Reconstructed 

Justin Anthony's scrappy sculpture

Imagine you haven’t seen your kid for a while, that he’s disappeared after school into the recesses of the house, which is now suspiciously quiet. So you mount the stairs to his room, knock and open the door. There he sits on his floor, surrounded by shreds and shards, his hands upon a unique invention that is, without doubt, art.

This is the art made by Justin Anthony, Missoula sculptor and artist, now on exhibit at the Dana Gallery. In this collection of nearly two dozen pieces, Anthony has, like a genius child, assembled small sculptures of fanciful invention that reflect an escape from the adult world of work, industry and responsibility.

His pieces range from unlikely trophies to whimsical pull toys, from alien animals to wonderfully irrelevant lamps. He explores the tensions between duty and enjoyment in each piece, for he collects the flotsam of daily life and renders it delightfully, giving the dead and discarded debris of industry new energy.

We entrust an artist to create, and Anthony’s sculptures do indeed seem animated by his breath. While reminiscent of childhood play, the pieces are also serious reimaginings of reliable tools. With his affection for vacuum cleaner parts, old faucets and ceramic light sockets, Anthony takes overlooked, forgotten objects and turns them into something beautiful that wasn’t there before.

In “Dear Trophy,” a pair of real antlers has been smoothed and painted gold, then hung dripping with hollow bullet casings.
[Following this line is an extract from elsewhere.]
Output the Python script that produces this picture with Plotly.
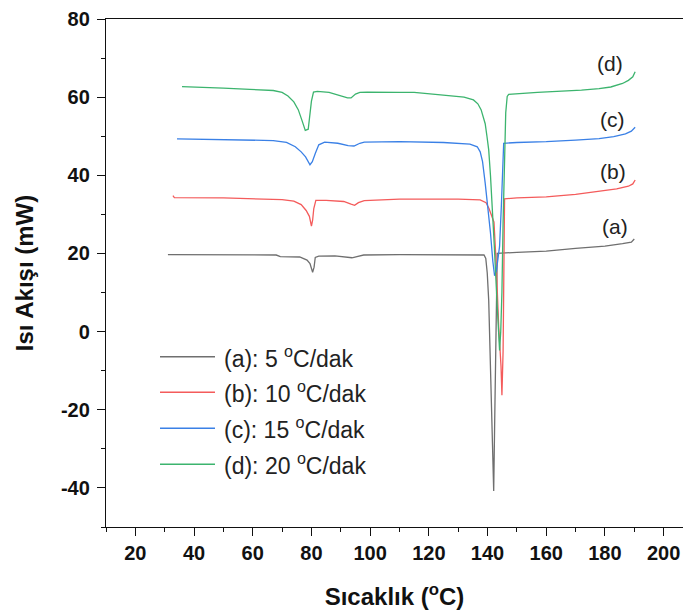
import plotly.graph_objects as go

# ---- data ----
a_x = [31.1, 50, 68.0, 69.4, 76.0, 78.5, 79.5, 80.4, 80.9, 81.3, 82.5, 88, 92.5, 93.8, 95.5, 97.8,
       110, 130, 138.8, 139.4, 139.9, 140.4, 140.9, 141.4, 141.8, 142.1, 142.4, 142.7, 143.0, 143.3,
       150, 160, 170, 180, 186, 189, 190]
a_y = [19.7, 19.6, 19.6, 19.2, 19.1, 18.3, 17.4, 15.2, 16.5, 19.0, 19.3, 19.4, 19.1, 18.9, 19.2, 19.6,
       19.7, 19.7, 19.6, 18.7, 15, 8, -5, -20, -32, -40.8, -25, -5, 12, 20.0,
       20.3, 20.6, 21.3, 21.9, 22.5, 22.9, 23.7]

b_x = [32.8, 33.3, 50, 63.5, 70, 74, 76.5, 78.2, 79.3, 80.0, 80.4, 80.8, 81.5, 85, 91, 93.5, 94.7, 96, 98,
       110, 130, 137.5, 139.5, 140.5, 141.5, 142.2, 143.0, 143.8, 144.6, 144.9, 145.3, 145.6, 145.8,
       150, 160, 170, 178, 184, 188, 189.5, 190.3]
b_y = [34.8, 34.3, 34.2, 34.0, 33.8, 33.4, 32.5, 31.0, 29.5, 27.0, 28.5, 31.5, 33.6, 33.6, 33.3, 32.6, 32.3, 33.0, 33.5,
       33.9, 33.9, 33.7, 33.0, 31.5, 29.5, 28, 16.6, 1.3, -9, -16.3, -5, 20, 34.0,
       34.2, 34.5, 35.1, 35.8, 36.5, 37.2, 37.8, 38.8]

c_x = [34.2, 45, 56, 67, 71.5, 74.5, 76.5, 78, 79.5, 80.3, 81.3, 82.5, 84.5, 89, 92.5, 94.5, 96.5, 98,
       110, 125, 134, 136.5, 137.5, 138.3, 139.2, 140, 141, 141.8, 142.4, 143.0, 143.6, 144.1, 144.7, 145.2, 145.5,
       150, 160, 170, 178, 183, 187, 189, 190.3]
c_y = [49.3, 49.2, 49.1, 48.9, 48.4, 47.3, 46.0, 44.7, 42.7, 43.5, 45.6, 47.8, 48.5, 48.2, 47.6, 47.5, 48.2, 48.5,
       48.6, 48.4, 48.0, 47.3, 46, 43.5, 38, 33, 25.3, 18, 14.3, 15.5, 18.5, 21.8, 32, 42, 48.2,
       48.4, 48.6, 49.0, 49.4, 49.9, 50.6, 51.3, 52.3]

d_x = [35.9, 45, 50, 59, 67, 70, 72, 74, 75.5, 76.8, 77.9, 78.9, 79.5, 80.0, 80.7, 82, 86, 89, 92.3, 93.5, 95.0,
       96.5, 99, 110, 115, 124, 132, 135.2, 136.7, 137.8, 138.6, 139.2, 139.8, 140.4, 141.0, 141.5, 142.3, 143.2,
       143.8, 144.1, 144.5, 144.9, 145.3, 145.7, 146.2, 146.7, 147.2, 157, 165, 172, 178, 182, 186, 188, 189.5, 190.3]
d_y = [62.7, 62.5, 62.3, 62.0, 61.7, 61.2, 60.3, 58.8, 56.8, 54, 51.5, 51.8, 55, 59, 61.3, 61.5, 61.2, 60.6, 59.8, 59.8, 60.8,
       61.2, 61.3, 61.2, 61.2, 60.6, 60.0, 59.3, 58.3, 56.8, 55, 53.2, 50, 46.5, 40, 33.7, 22, 8,
       0, -4.8, 0, 10, 28, 45, 56, 60.2, 60.7, 61.2, 61.5, 61.8, 62.2, 62.6, 63.5, 64.3, 65.2, 66.5]

series_names = ["(a): 5 <sup>o</sup>C/dak", "(b): 10 <sup>o</sup>C/dak",
                "(c): 15 <sup>o</sup>C/dak", "(d): 20 <sup>o</sup>C/dak"]
curve_labels = ["(a)", "(b)", "(c)", "(d)"]
label_x = [183.5, 182.9, 182.7, 181.6]
label_y = [26.9, 40.9, 54.2, 68.5]
colors = ["#6f6f6f", "#f45b5b", "#3a80e6", "#3cb46e"]

x_tickvals = [20, 40, 60, 80, 100, 120, 140, 160, 180, 200]
x_ticktext = ["20", "40", "60", "80", "100", "120", "140", "160", "180", "200"]
y_tickvals = [-40, -20, 0, 20, 40, 60, 80]
y_ticktext = ["-40", "-20", "0", "20", "40", "60", "80"]

xs = [a_x, b_x, c_x, d_x]
ys = [a_y, b_y, c_y, d_y]

FONT = "Liberation Sans, Arial, sans-serif"

fig = go.Figure()
for x, y, name, col in zip(xs, ys, series_names, colors):
    fig.add_trace(go.Scatter(x=x, y=y, mode="lines", name=name,
                             line=dict(color=col, width=1.3), showlegend=False))

# curve labels
for t, lx, ly in zip(curve_labels, label_x, label_y):
    fig.add_annotation(x=lx, y=ly, text=t, showarrow=False, xref="x", yref="y",
                       font=dict(family=FONT, size=21, color="#222"))

# manual legend (paper coords of plot area)
leg_rows = [0.3352, 0.2652, 0.1943, 0.1234]
for name, col, yy in zip(series_names, colors, leg_rows):
    fig.add_shape(type="line", xref="paper", yref="paper", x0=0.0936, x1=0.1889, y0=yy, y1=yy,
                  line=dict(color=col, width=1.5))
    fig.add_annotation(x=0.2005, y=yy, xref="paper", yref="paper", text=name, showarrow=False,
                       xanchor="left", yanchor="middle", font=dict(family=FONT, size=23, color="#222"))

fig.update_layout(
    width=683, height=616,
    margin=dict(l=106, r=0, t=19, b=89, autoexpand=False),
    plot_bgcolor="white", paper_bgcolor="white",
    font=dict(family=FONT, color="#111"),
)
fig.update_xaxes(
    range=[10, 206.6], tickmode="array", tickvals=x_tickvals, ticktext=x_ticktext,
    ticks="outside", ticklen=8, tickwidth=1.3, automargin=False,
    tickcolor="#111", showline=True, linecolor="#111", linewidth=1.3, mirror=True,
    showgrid=False, zeroline=False,
    minor=dict(dtick=10, tick0=0, ticks="outside", ticklen=4, tickwidth=1.3, tickcolor="#111", showgrid=False),
    tickfont=dict(family=FONT, size=20, weight="bold", color="#111"),
    title=dict(text="Sıcaklık (<sup>o</sup>C)", font=dict(family=FONT, size=24, weight="bold", color="#111"),
               standoff=25),
)
fig.update_yaxes(
    range=[-50, 80], tickmode="array", tickvals=y_tickvals, ticktext=y_ticktext,
    ticks="outside", ticklen=8, tickwidth=1.3, automargin=False, ticklabelstandoff=3,
    tickcolor="#111", showline=True, linecolor="#111", linewidth=1.3, mirror=False,
    showgrid=False, zeroline=False,
    minor=dict(dtick=10, tick0=0, ticks="outside", ticklen=4, tickwidth=1.3, tickcolor="#111", showgrid=False),
    tickfont=dict(family=FONT, size=20, weight="bold", color="#111"),
    title=dict(text="Isı Akışı (mW)", font=dict(family=FONT, size=24, weight="bold", color="#111"),
               standoff=20),
)

fig.write_html("out.html", config={"displayModeBar": False},
               post_script="document.body.style.margin='0';document.body.style.overflow='hidden';")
Hair on this fantasy game is suggested by tight wire coils salvaged from a recycling bin, again dripping, and the head is an actual deer skull painted a passionate shiny red. Each element speaks up for itself (antler, bullet) and also speaks of a past (animal, fired shot) and then, too, evokes in graphic artistry the act of killing and mounting a head. Each element is responsible for part of a narrative, a story that is capricious and at the same time firm.

“War Toy (Fire Boat)” assembles ancient cast iron and brass gaskets into an inviting toy that beckons the human touch. As your hand reaches for it, you are undecided as to whether to play with it or simply wonder at its bright surfaces. Anthony has exerted considerable effort with chemicals and solvents to bring a luxurious new shine to his materials. He has painted this and many other small pieces in fire-engine red, a true red of patriotic association, of childhood interest in real engines. The dense, shiny black he uses evokes factory stairwells or municipal guard rails.

Anthony uses a host of sturdy American materials, such as cast iron, steel, copper and chrome. He uses faucets, handles, gaskets, bolts and, quite marvelously, an ancient tea kettle—“Breakfast Light” is one in a series of screwball lamps. This one places the bulb inside the kettle, cuts out the kettle’s bottom and mounts the whole thing on an arched piece of coiled tubing attached to the handle of an iron skillet, in which something shiny and coiled cooks. “Enlarged Bug Light” marries a disused camera to an archaic piece of vacuum machinery to make an animal. A pair of absurd feelers bursts up, ending in large, rounded metal shades that shield the bulbs. A tongue and tail (extending, naturally, into the necessary electrical cord) complete the creature.

Anthony’s pieces are intended for domestic space, invoking as they do nursery and kitchen, though they bear the mark of much larger American pieces, like David Smith’s massive yet gently flowing outdoor sculpture. Unlike Smith’s abstractions, however, Anthony’s pieces are resolutely concrete, solid and unique imaginings of things we think of with tired familiarity, if we think of them at all. Missing from this exhibition, unfortunately, are Anthony’s animals, cartoonish wolves and dogs that seem sprung from crazy springs, popped right out of some mixed-up fairy tale.

Anthony insists that we imagine his process, something we can’t help thinking about as we explore his construction of these unlikely pieces. To be aware of their assembly is also to wonder about taking them apart, about the act of freeing these elements from their former identities and giving them a new context. They find new purpose and new meaning once they are reassembled. The show, which is up through the middle of next month, is an ode to the act of transformation, each piece a pointed reminder of how something can go from being to changing, then from becoming to, again, being. In his note for the show, Anthony says his work is influenced by “a desire to take things apart and make new wholes.” His pieces instruct us to consider the ordinary in an extraordinary light.

Almost all the pieces appear to be mechanical, rigged with chains, mounted on wheels. They look as if they should work; they beg for life, possessed of a certain movement. The airplane of “War Toy (Bright Bomber)” soars steadily into the air, an arch of shiny metal pipe carrying it aloft. The show as a whole puts you in mind of those magical fantasies, as though once the gallery is closed and its door locked, the pieces might burst into life with clicks and cranks, spring into a secret, giddy playtime of their own invention. Who can resist such dance and optimism, such childlike pleasure in the most weighty aspects of this modern world?